Return only the lines from the start of the records through the line that contains "import plotly.graph_objects as go", inclusive; leave out all pictures.

--- Begin ---

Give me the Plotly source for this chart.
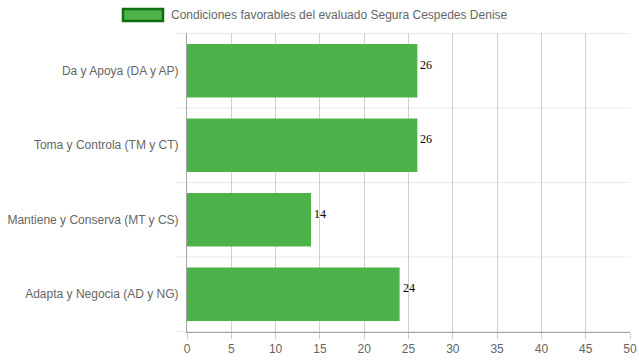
import plotly.graph_objects as go

categories = ["Da y Apoya (DA y AP)", "Toma y Controla (TM y CT)",
              "Mantiene y Conserva (MT y CS)", "Adapta y Negocia (AD y NG)"]
values = [26, 26, 14, 24]
series_name = "Condiciones favorables del evaluado Segura Cespedes Denise"
x_ticks = [0, 5, 10, 15, 20, 25, 30, 35, 40, 45, 50]

GREEN = "rgb(77,178,74)"
W, H = 639, 360
ML, MR, MT, MB = 187, 9, 33, 28
PW = W - ML - MR
PH = H - MT - MB

fig = go.Figure()
fig.add_trace(go.Bar(
    y=categories, x=values, orientation="h",
    marker=dict(color=GREEN, line=dict(width=0)),
    name=series_name, showlegend=False, hoverinfo="x+y",
))

# value labels
for c, v in zip(categories, values):
    fig.add_annotation(x=v, y=c, text=str(v), showarrow=False,
                       xanchor="left", yanchor="middle", xshift=1, yshift=6,
                       font=dict(family="Liberation Serif, Times New Roman, serif",
                                 size=12, color="#000"))

# category boundary lines (offset gridlines)
n = len(categories)
for i in range(n + 1):
    fig.add_shape(type="line", xref="paper", yref="y",
                  x0=-11 / PW, x1=1, y0=i - 0.5, y1=i - 0.5,
                  line=dict(color="rgba(0,0,0,0.08)", width=1), layer="below")

# manual legend
fig.add_shape(type="rect", xref="paper", yref="paper",
              x0=(123 - ML) / PW, x1=(163 - ML) / PW,
              y0=1 + (MT - 21) / PH, y1=1 + (MT - 9) / PH,
              fillcolor=GREEN, line=dict(color="rgb(15,110,15)", width=2.5))
fig.add_annotation(xref="paper", yref="paper",
                   x=(169 - ML) / PW, y=1 + (MT - 15) / PH,
                   text=series_name, showarrow=False, xanchor="left", yanchor="middle",
                   font=dict(family="Liberation Sans, Arial, sans-serif", size=12, color="#666"))

fig.update_layout(
    width=W, height=H,
    margin=dict(l=ML, r=MR, t=MT, b=MB, pad=0, autoexpand=False),
    plot_bgcolor="white", paper_bgcolor="white",
    bargap=0.28,
    font=dict(family="Liberation Sans, Arial, sans-serif", size=12, color="#666"),
    xaxis=dict(range=[0, 50], tickvals=x_ticks, showgrid=True,
               gridcolor="rgba(0,0,0,0.18)", gridwidth=1,
               zeroline=False, showline=True, linecolor="rgba(0,0,0,0.35)",
               ticks="outside", ticklen=6, tickcolor="rgba(0,0,0,0.2)",
               tickfont=dict(size=12, color="#666"), layer="above traces",
               automargin=False, fixedrange=True),
    yaxis=dict(categoryorder="array", categoryarray=categories, autorange="reversed",
               showgrid=False, zeroline=False, showline=True,
               linecolor="rgba(0,0,0,0.35)", ticks="", ticklabelstandoff=5,
               tickfont=dict(size=12, color="#666"), automargin=False, fixedrange=True),
)

fig.write_html("out.html", config={"displayModeBar": False, "staticPlot": True},
               post_script="document.body.style.margin='0';document.body.style.overflow='hidden';")
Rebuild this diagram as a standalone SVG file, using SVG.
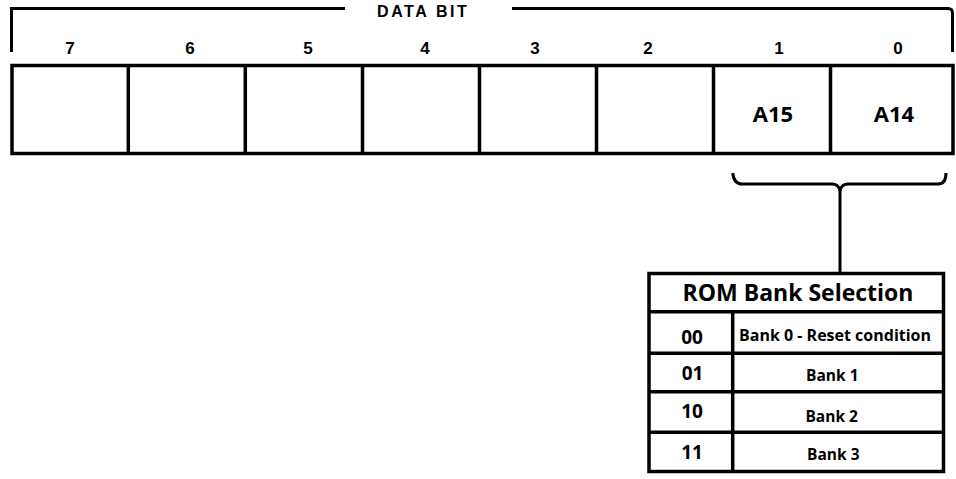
<svg xmlns="http://www.w3.org/2000/svg" width="956" height="479" viewBox="0 0 956 479">
<style>
.ln{fill:none;stroke:#000;stroke-width:3.5;stroke-linecap:butt}
.th{fill:none;stroke:#000;stroke-width:3}
.bit{font-family:"Liberation Sans",Arial,sans-serif;font-weight:bold;font-size:17px;text-anchor:middle;fill:#000}
.hdr{font-family:"Liberation Sans",Arial,sans-serif;font-weight:bold;font-size:16px;letter-spacing:2.6px;fill:#000}
.cal{font-family:"Open Sans","Noto Sans",sans-serif;font-weight:bold;text-anchor:middle;fill:#000}
</style>
<rect width="956" height="479" fill="#fff"/>
<g id="data-bit-bracket">
<path class="th" d="M11.5,52 L11.5,8.5 L345,8.5"/>
<path class="th" d="M512,8.5 L948,8.5 Q952.5,8.5 952.5,13 L952.5,52"/>
<text class="hdr" x="377" y="16.5">DATA BIT</text>
</g>
<g id="bit-labels">
<text class="bit" x="70" y="53.5">7</text>
<text class="bit" x="190" y="53.5">6</text>
<text class="bit" x="308" y="53.5">5</text>
<text class="bit" x="425" y="53.5">4</text>
<text class="bit" x="535" y="53.5">3</text>
<text class="bit" x="648" y="53.5">2</text>
<text class="bit" x="779" y="53.5">1</text>
<text class="bit" x="898" y="53.5">0</text>
</g>
<g id="register">
<rect class="ln" x="12" y="65.5" width="941" height="88"/>
<path class="ln" d="M128.3,65.5V153.5M245.3,65.5V153.5M362.5,65.5V153.5M479.5,65.5V153.5M596.5,65.5V153.5M713.5,65.5V153.5M830.5,65.5V153.5"/>
<text class="cal" x="773" y="122" font-size="22">A15</text>
<text class="cal" x="894" y="122" font-size="22">A14</text>
</g>
<g id="connectors">
<path class="th" d="M732.7,173 Q734,184 742,184 L832,184 Q838,184 840,190 Q842,184 848,184 L938,184 Q946,184 946,173"/>
<path class="th" d="M840,189 L840,273"/>
</g>
<g id="rom-bank-table">
<rect class="ln" x="649" y="273.5" width="294.5" height="198"/>
<path class="ln" d="M649,311.7H943.5M649,353.3H943.5M649,391.7H943.5M649,432.3H943.5M732.7,311.7V471.5"/>
<text class="cal" x="798" y="300.5" font-size="23">ROM Bank Selection</text>
<text class="cal" x="692" y="344" font-size="19">00</text>
<text class="cal" x="692.5" y="379.5" font-size="19">01</text>
<text class="cal" x="692" y="417.7" font-size="19">10</text>
<text class="cal" x="692" y="459.3" font-size="19">11</text>
<text class="cal" x="835" y="340.5" font-size="16">Bank 0 - Reset condition</text>
<text class="cal" x="832.3" y="381" font-size="15.5">Bank 1</text>
<text class="cal" x="831.7" y="421.7" font-size="15.5">Bank 2</text>
<text class="cal" x="833.3" y="460" font-size="15.5">Bank 3</text>
</g>
</svg>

--- End ---

* FULL OUTPUT:
Give me the Plotly source for this chart.
import plotly.graph_objects as go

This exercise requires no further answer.